Open desert landscape at dusk with sparse vegetation and wide horizon reflecting Judd's minimalist aesthetic in nature

How Can Introverts Apply Donald Judd’s Principles Practically?

You don’t need to move to the West Texas desert or commission custom furniture to apply what Judd understood. The principles translate into practical decisions at any scale.

Start with your primary workspace. Identify every object on your desk or in your immediate visual field. For each one, ask whether it serves a current, active function. Not a potential function, not a sentimental one. An active function. Remove what doesn’t qualify, even temporarily, and notice what changes in how you feel in that space.

Extend that thinking to your schedule. Judd was ruthless about protecting his time and attention. He declined most social obligations that didn’t serve his work or his genuine relationships. That wasn’t misanthropy. It was precision. He understood that his capacity for deep work depended on not fragmenting his days with low-value interactions.

Consider the quality of light in your primary spaces. Judd was obsessive about natural light because it changes and breathes in ways that artificial light doesn’t. A space with good natural light and minimal artificial supplementation tends to feel calmer and more alive. That’s not mysticism. It’s a physiological response to a more natural sensory environment.

Think about sound in the same way. Judd’s spaces in Marfa were quiet in a way that urban environments almost never are. You may not be able to replicate that entirely, but you can identify the sources of ambient noise in your environment and address the ones within your control. That might mean different hours, a different room, or simple acoustic changes.

The Psychology Today piece on embracing solitude for health makes a related point about the difference between solitude that restores and isolation that depletes. Judd’s minimalism was never about deprivation. It was about creating the conditions for genuine presence and deep work. That distinction matters.

Finally, approach your social commitments with the same intentionality. Not every invitation requires acceptance. Not every relationship that began passively needs to be maintained actively. Judd chose his collaborators, his location, and his community with deliberate care. Introverts who apply that same intentionality to their social lives often find that their relationships become both fewer and significantly more meaningful.

The Psychology Today exploration of solo experience as a chosen approach touches on this same principle, that deliberate choices about how and with whom we spend our time are markers of self-knowledge, not social failure.

And if you’re wondering whether this kind of intentional withdrawal carries any social risk, Harvard Health’s distinction between loneliness and isolation is worth reading carefully. Chosen solitude and structured simplicity are not the same as disconnection. Judd had deep friendships and professional relationships throughout his life.
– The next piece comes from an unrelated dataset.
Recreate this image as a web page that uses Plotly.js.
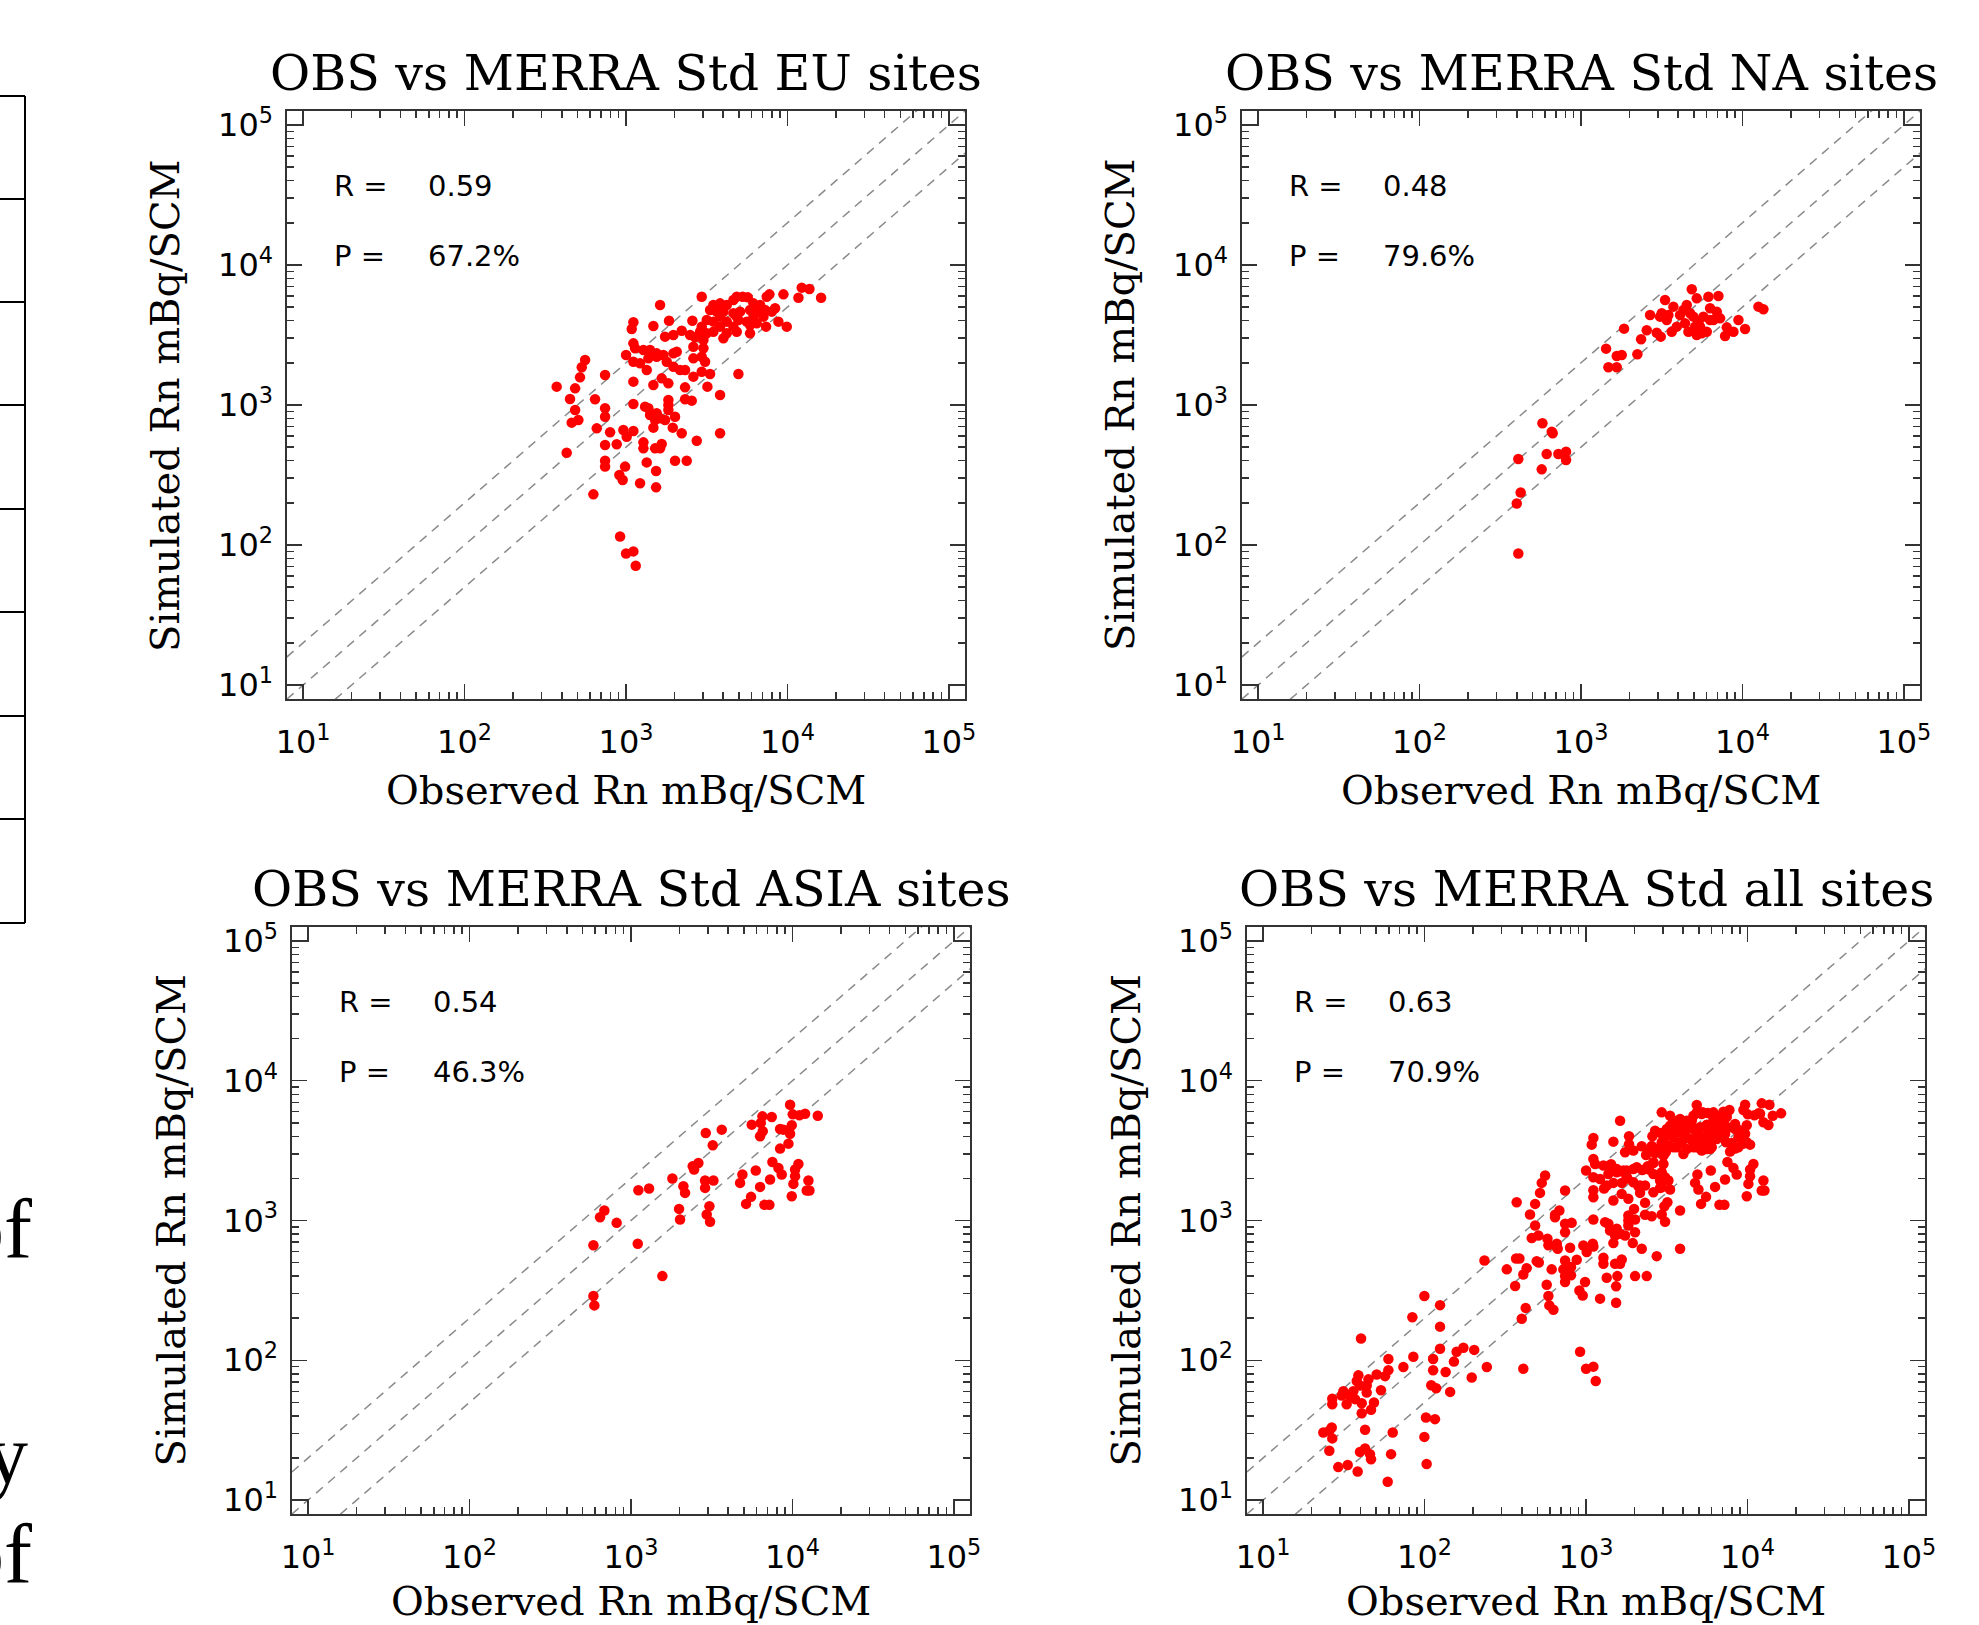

He simply protected the conditions that allowed him to show up fully in those relationships.

There’s more to explore on these themes across our Solitude, Self-Care and Recharging hub, which brings together perspectives on rest, environment, and the particular needs of introverts who are building lives that actually fit them.

About the Author

Keith Lacy is an introvert who’s learned to embrace his true self later in life. After 20 years in advertising and marketing leadership, including running agencies and managing Fortune 500 accounts, Keith now channels his experience into helping fellow introverts understand their strengths and build fulfilling careers. As an INTJ, he brings analytical depth and authentic perspective to every article, drawing from both professional expertise and personal growth.

Frequently Asked Questions

What is Donald Judd minimalism and why does it appeal to introverts?

Donald Judd minimalism is an art and design philosophy centered on the idea that objects and spaces should be exactly what they are, without symbolic layering, decorative excess, or visual competition. Judd called his works “specific objects” and extended this thinking to architecture, furniture, and how he structured his entire life. Introverts are drawn to this philosophy because it creates environments that reduce sensory and cognitive load, allowing the kind of deep reflection and internal processing that introverts depend on for both creativity and restoration.

Why did Donald Judd move to Marfa, Texas?

Judd moved to Marfa in the early 1970s primarily to escape the noise, social obligations, and commercial pressures of the New York art world. He wanted to own land and buildings outright, to design his environment entirely on his own terms, and to work in a landscape that offered clean light, vast space, and minimal sensory competition. He established the Chinati Foundation there, a permanent installation of his large-scale works designed to be experienced in relationship with the desert landscape and its changing light.

How can introverts apply minimalist principles to their daily environments?

Introverts can apply Judd’s minimalist principles by auditing their primary spaces and removing objects that don’t serve an active, genuine function. Beyond physical space, this extends to schedules, social commitments, and digital environments. The goal isn’t deprivation but reduction of friction, creating conditions where the mind can settle, process deeply, and recover from overstimulation. Prioritizing natural light, reducing ambient noise, and being intentional about which relationships and commitments receive active energy are all practical applications of this philosophy.

Is minimalism the same as being antisocial or isolating yourself?

No. Judd maintained meaningful friendships and professional relationships throughout his life. Minimalism, in his practice, was about protecting the conditions for deep work and genuine presence, not about avoiding human connection. The distinction between chosen solitude and loneliness is important here. Deliberately simplifying your environment and social commitments is an act of self-knowledge. It allows you to show up more fully in the relationships and activities you do choose, rather than spreading your energy thinly across obligations that don’t genuinely serve you.

What is the Chinati Foundation and why is it significant to Judd’s legacy?

The Chinati Foundation is a contemporary art museum in Marfa, Texas, established by Judd in the early 1980s on a former military base. It houses permanent large-scale installations by Judd and a small number of other artists he selected personally. The foundation represents the fullest expression of Judd’s belief that art should exist permanently in spaces designed specifically for it, experienced in relationship with natural light and the surrounding landscape. It remains one of the most distinctive artistic environments in the world and continues to draw visitors seeking the particular quality of attention and stillness that Judd’s work demands.